Andrew Bernstein was born in San Francisco and raised in Palo Alto. Now in corporate sales in the East Bay, but still living on the Peninsula, he returned to Palo Alto Sunday afternoon to reminisce about the turbulent 1960's and 1970's with an audience of about 100, many aging hippies. A look around the crowd spotted at least one peace medallion on a necklace.

Bernstein took 13 years to write his book, and "set the record straight."

To show the depth of Bernstein's involvement in the Bay Area music scene at the time, one only needs to view the index of the book.

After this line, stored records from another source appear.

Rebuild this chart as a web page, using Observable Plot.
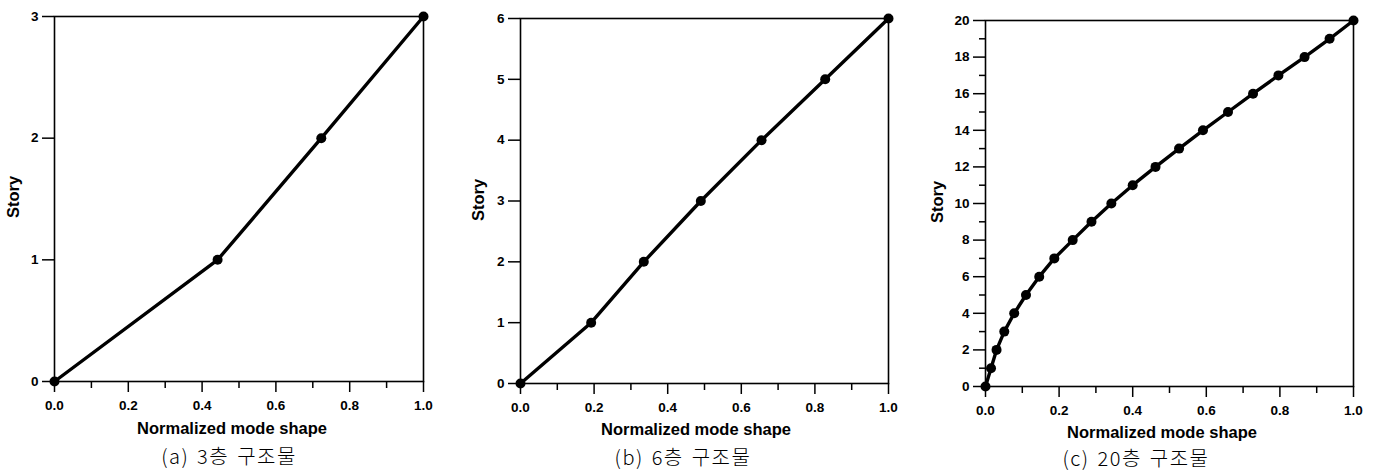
<!DOCTYPE html>
<html>
<head>
<meta charset="utf-8">
<script src="https://cdn.jsdelivr.net/npm/d3@7"></script>
<script src="https://cdn.jsdelivr.net/npm/@observablehq/plot@0.6"></script>
<style>
  html, body { margin: 0; padding: 0; background: #fff; }
  #fig { position: relative; width: 1378px; height: 472px; overflow: hidden; font-family: "Liberation Sans", Arial, sans-serif; color: #000; }
  .panel { position: absolute; top: 0; }
  #fig svg text { font-family: "Liberation Sans", Arial, sans-serif; font-size: 13.5px; font-weight: bold; }
  .lbl { position: absolute; transform: translate(-50%, -50%); white-space: pre; font-weight: bold; font-size: 16.5px; line-height: 1; }
  .ylbl { transform: translate(-50%, -50%) rotate(-90deg); }
  .cap { position: absolute; transform: translate(-50%, -50%); white-space: pre; font-family: "Noto Sans CJK KR", sans-serif; font-weight: 300; font-size: 20px; line-height: 1; letter-spacing: 1.5px; word-spacing: 2px; }
</style>
</head>
<body>
<div id="fig"></div>
<script>
// Normalized first-mode shapes of the 3-, 6- and 20-story structures
const story3 = [0, 1, 2, 3];
const shape3 = [0, 0.442, 0.723, 1.0];

const story6 = [0, 1, 2, 3, 4, 5, 6];
const shape6 = [0, 0.192, 0.335, 0.490, 0.655, 0.828, 1.0];

const story20 = [0, 1, 2, 3, 4, 5, 6, 7, 8, 9, 10, 11, 12, 13, 14, 15, 16, 17, 18, 19, 20];
const shape20 = [0, 0.015, 0.030, 0.051, 0.078, 0.110, 0.146, 0.187, 0.237, 0.288, 0.342,
                 0.400, 0.462, 0.526, 0.591, 0.659, 0.727, 0.796, 0.867, 0.935, 1.0];

// Axis ticks
const xMajorTicks = [0, 0.2, 0.4, 0.6, 0.8, 1.0];
const xMinorTicks = [0.1, 0.3, 0.5, 0.7, 0.9];
const yTicks3 = [0, 1, 2, 3];
const yTicks6 = [0, 1, 2, 3, 4, 5, 6];
const yTicks20 = [0, 2, 4, 6, 8, 10, 12, 14, 16, 18, 20];
const yMinor20 = [1, 3, 5, 7, 9, 11, 13, 15, 17, 19];

// Text
const xTitle = "Normalized mode shape";
const yTitle = "Story";
const captions = ["(a) 3층 구조물", "(b) 6층 구조물", "(c) 20층 구조물"];

const fig = document.getElementById("fig");
const H = 472;
const fmt1 = d3.format(".1f");

function modePlot({shape, story, yTicks, yMinor, width, mL, mR, mT, bottom}) {
  const rows = shape.map((s, i) => ({shape: s, story: story[i]}));
  return Plot.plot({
    width, height: H,
    marginLeft: mL, marginRight: mR, marginTop: mT, marginBottom: H - bottom,
    x: {domain: [0, 1]},
    y: {domain: [0, d3.max(yTicks)]},
    style: {background: "transparent", overflow: "visible", color: "#000"},
    marks: [
      Plot.frame({stroke: "#000", strokeWidth: 1.6}),
      Plot.axisX({anchor: "bottom", ticks: xMinorTicks, tickSize: 7, fill: "none", label: null, strokeWidth: 1.5}),
      Plot.axisX({anchor: "bottom", ticks: xMajorTicks, tickSize: 11, tickPadding: 8, tickFormat: fmt1, label: null, strokeWidth: 1.5}),
      Plot.axisY({anchor: "left", ticks: yTicks, tickSize: 12, tickPadding: 4, tickFormat: d3.format("d"), label: null, strokeWidth: 1.5}),
      yMinor ? Plot.axisY({anchor: "left", ticks: yMinor, tickSize: 6, fill: "none", label: null, strokeWidth: 1.5}) : null,
      Plot.line(rows, {x: "shape", y: "story", stroke: "#000", strokeWidth: 3.4, strokeLinejoin: "round"}),
      Plot.dot(rows, {x: "shape", y: "story", r: 5, fill: "#000", stroke: "none"})
    ]
  });
}

const panels = [
  {shape: shape3, story: story3, yTicks: yTicks3, yMinor: null, left: 0, width: 460, mL: 54, mR: 37, mT: 16, bottom: 381,
   title: [232, 428], ylab: [13, 197], cap: [229, 456]},
  {shape: shape6, story: story6, yTicks: yTicks6, yMinor: null, left: 460, width: 460, mL: 60, mR: 32, mT: 18, bottom: 383,
   title: [696, 429], ylab: [478, 200], cap: [683, 457]},
  {shape: shape20, story: story20, yTicks: yTicks20, yMinor: yMinor20, left: 920, width: 458, mL: 65, mR: 25, mT: 20, bottom: 386,
   title: [1162, 432], ylab: [937, 202], cap: [1136, 458]}
];

panels.forEach((p, i) => {
  const svg = modePlot(p);
  svg.classList.add("panel");
  svg.style.left = p.left + "px";
  fig.appendChild(svg);

  const t = document.createElement("div");
  t.className = "lbl";
  t.textContent = xTitle;
  t.style.left = p.title[0] + "px";
  t.style.top = p.title[1] + "px";
  fig.appendChild(t);

  const y = document.createElement("div");
  y.className = "lbl ylbl";
  y.textContent = yTitle;
  y.style.left = p.ylab[0] + "px";
  y.style.top = p.ylab[1] + "px";
  fig.appendChild(y);

  const c = document.createElement("div");
  c.className = "cap";
  c.textContent = captions[i];
  c.style.left = p.cap[0] + "px";
  c.style.top = p.cap[1] + "px";
  fig.appendChild(c);
});
</script>
</body>
</html>
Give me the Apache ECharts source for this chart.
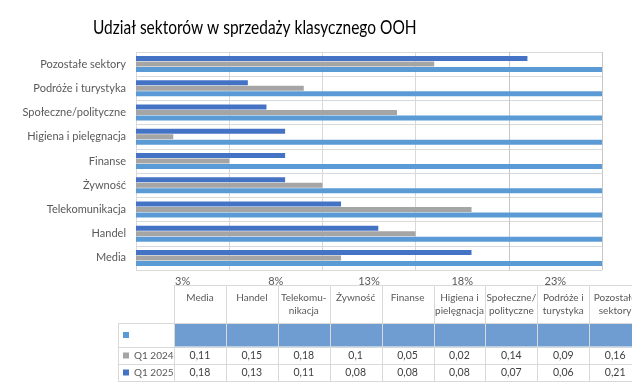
<!DOCTYPE html>
<html><head><meta charset="utf-8">
<script src="https://cdn.jsdelivr.net/npm/echarts@6/dist/echarts.min.js"></script>
<style>html,body{margin:0;padding:0;background:#fff}#c{width:642px;height:384px}</style>
</head><body><div id="c"></div>
<script>
// ---- data ----
const titleText = "Udział sektorów w sprzedaży klasycznego OOH";
const categories = ["Media","Handel","Telekomunikacja","Żywność","Finanse","Higiena i pielęgnacja","Społeczne/polityczne","Podróże i turystyka","Pozostałe sektory"];
const tableHeaders = ["Media","Handel","Telekomu-\nnikacja","Żywność","Finanse","Higiena i\npielęgnacja","Społeczne/\npolityczne","Podróże i\nturystyka","Pozostałe\nsektory"];
const seriesBlankName = "";
const seriesBlank = [0.25,0.25,0.25,0.25,0.25,0.25,0.25,0.25,0.25];
const q2024Name = "Q1 2024";
const q2024 = [0.11,0.15,0.18,0.10,0.05,0.02,0.14,0.09,0.16];
const q2025Name = "Q1 2025";
const q2025 = [0.18,0.13,0.11,0.08,0.08,0.08,0.07,0.06,0.21];
const xTickLabels = ["3%","8%","13%","18%","23%"];

// ---- styles ----
const C_DARK = "#4472C4", C_GREY = "#A5A5A5", C_LIGHT = "#5B9BD5", C_FILL = "#6F9DD1";
const TXT = "#595959", GRID = "#D9D9D9", GRID2 = "#C6C6C6";
const FONT = "Lato, 'Open Sans', sans-serif";

const chart = echarts.init(document.getElementById('c'), null, {renderer:'canvas'});

// ---- table graphic built from the arrays ----
const tX0 = 118, tC0 = 174, colW = 51.9, hTop = 285;
const rowBounds = [323, 347, 364, 381];
const nCols = tableHeaders.length;
const tRight = tC0 + colW * nCols;
const g = [];
// title (horizontally condensed to mimic the narrow original face)
g.push({type:'text', x:93, y:28, scaleX:0.815, style:{text:titleText, fill:'#000', font:`19px ${FONT}`, textAlign:'left', textVerticalAlign:'middle'}, silent:true});
const line = (x1,y1,x2,y2) => g.push({type:'line', shape:{x1,y1,x2,y2}, style:{stroke:GRID, lineWidth:1}, silent:true});
g.push({type:'rect', shape:{x:tC0, y:rowBounds[0]+0.5, width:tRight-tC0, height:rowBounds[1]-rowBounds[0]-1}, style:{fill:C_FILL}, silent:true});
line(tC0, hTop+0.5, tRight, hTop+0.5);
rowBounds.forEach(y => line(tX0, y+0.5, tRight, y+0.5));
line(tX0+0.5, rowBounds[0], tX0+0.5, rowBounds[3]);
for (let i=0;i<=nCols;i++){ const x=Math.round(tC0+i*colW)+0.5; line(x, hTop, x, rowBounds[3]); }
tableHeaders.forEach((h,i)=>{
  g.push({type:'text', x:tC0+colW*(i+0.5), y:hTop+6, style:{text:h, fill:TXT, font:`10px ${FONT}`, textAlign:'center', textVerticalAlign:'top', lineHeight:13}, silent:true});
});
const rows = [
  {name:seriesBlankName, color:C_LIGHT, vals:null},
  {name:q2024Name, color:C_GREY, vals:q2024},
  {name:q2025Name, color:C_DARK, vals:q2025}
];
rows.forEach((r,ri)=>{
  const yc = (rowBounds[ri]+rowBounds[ri+1])/2;
  g.push({type:'rect', shape:{x:123, y:yc-3, width:6, height:6}, style:{fill:r.color}, silent:true});
  if (r.name) g.push({type:'text', x:134, y:yc, style:{text:r.name, fill:TXT, font:`10px ${FONT}`, textAlign:'left', textVerticalAlign:'middle'}, silent:true});
  if (r.vals) r.vals.forEach((v,i)=>{
    g.push({type:'text', x:tC0+colW*(i+0.5), y:yc, style:{text:String(v).replace('.',','), fill:'#404040', font:`10.5px ${FONT}`, textAlign:'center', textVerticalAlign:'middle'}, silent:true});
  });
});
g.push({type:'rect', shape:{x:632, y:280, width:20, height:110}, style:{fill:'#fff'}, silent:true, z:200});

chart.setOption({
  animation:false,
  grid:{left:136, right:40, top:52, bottom:114, containLabel:false},
  xAxis:[
    {type:'value', min:0, max:0.25, show:false},
    {type:'category', data:xTickLabels, position:'bottom', boundaryGap:true,
     axisLine:{show:false}, axisTick:{show:false},
     axisLabel:{color:TXT, fontFamily:FONT, fontSize:11, margin:6},
     splitLine:{show:true, lineStyle:{color:[GRID,GRID,GRID,GRID,GRID2,GRID2], width:1}}}
  ],
  yAxis:{type:'category', data:categories,
    axisLine:{show:false}, axisTick:{show:false},
    axisLabel:{color:TXT, fontFamily:FONT, fontSize:11, margin:10},
    splitLine:{show:true, lineStyle:{color:GRID, width:1}}},
  series:[
    {name:q2025Name, type:'bar', xAxisIndex:0, data:q2025, barWidth:5, barGap:'10%', itemStyle:{color:C_DARK}},
    {name:q2024Name, type:'bar', xAxisIndex:0, data:q2024, barWidth:5, barGap:'10%', itemStyle:{color:C_GREY}},
    {name:seriesBlankName, type:'bar', xAxisIndex:0, data:seriesBlank, barWidth:5, barGap:'10%', itemStyle:{color:C_LIGHT}}
  ],
  graphic:g
});
</script></body></html>
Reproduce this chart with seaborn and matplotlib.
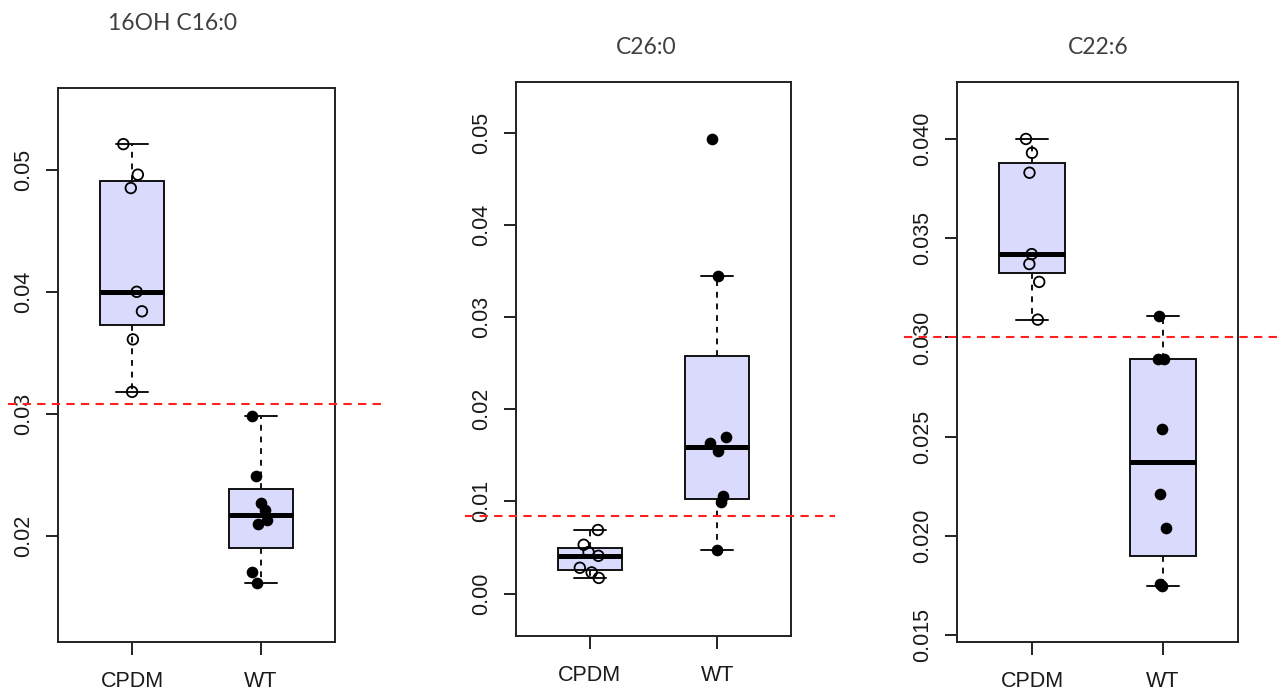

Well-known names like Neil Young, Jackson Browne, Grace Slick, Janis Joplin, Boz Skaggs, Leon Russell, Bonnie Raitt, Country Joe McDonald, and Van Morrison make Bernstein a leading candidate to host a stunning name-droppers party.

"There's only people in the book that I worked with," says the six-foot-seven-inch man. "I didn't go looking for any of those people."

Country singer Willie Nelson's name comes up on more than 90 pages. "The most soulful man I ever worked with," says Bernstein, "and the closest to my heart."

The book is filled with some sex, a wisp of 60's drugs, and a heavy dose of rock and roll. There are the shows he produced for Bill Graham at the Fillmore.

Page Mill Road, Pescadero and Palo Alto's Peninsula Creamery are there.

So is his 1961 VW Microbus. And the night he thought death was imminent, when, stoned on LSD, the father of the young girl he was groping came home and confronted the nude dude with a gnarly knife.

"The big question for me was whether I could re-create these events in such a way that I could transport our readers to be in the time, and in the same mindset that I was when these events occurred," says Bernstein.

"It was big climb and a big challenge, but that was my goal, and personally I don't think I wasted 13 years. I only had to please one person." "But," Bernstein adds, "he was a pretty tough critic."

Comedian Robin Williams once famously said "If you remember the '60's, you weren't there." As the back jacket of California Slim notes, "Thank god Bernstein took notes." 

The book is available on Amazon in hardcover, paperback and Kindle editions. Reviewers are heaping on five-star praise.